4.) Scoped Storage Enforcement to Protect Data
Introduced in the Android Q release last year, scoped storage enforcement is also available in the latest version with minor changes. As we explained in a previous article, scoped storage gives each app an isolated storage area on the device in a way that no other app installed on the same device can directly access data saved by other apps.
Since it's enabled for all apps by default, apps don't require any special permissions to save and access their own sandboxed files on external storage.
However, suppose an app requests storage-related permission at runtime. It means that the app is requesting broad access to external storage.
5.) Restricting Unnecessary Background Location Access
One of the more significant privacy changes in Android 11 deals with further restricting apps' access to the device's background location.

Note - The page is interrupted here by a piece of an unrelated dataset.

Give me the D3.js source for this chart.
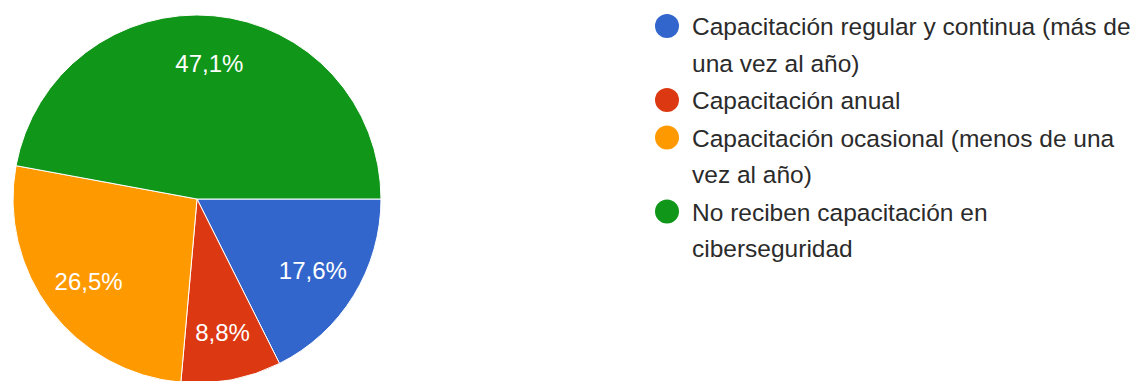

When an app requests permission to access your location, Android 11 ensures first granting only the foreground location, and if it requires access to the location from the background as well, the app has to make a separate permission request.
This second request requires users to follow additional steps; instead of blindly pushing 'ok ok, allow' from the prompt. So apps don't get access to more data than they need.
To enable background location access, users must set the 'Allow all the time' option for the app's location permission on a settings page.
Besides this, Google also requires Android app developers to explain why their app needs background location access in the first place.
So this was a brief introduction to all important security and privacy features that are available to smartphone users with the latest Android 11.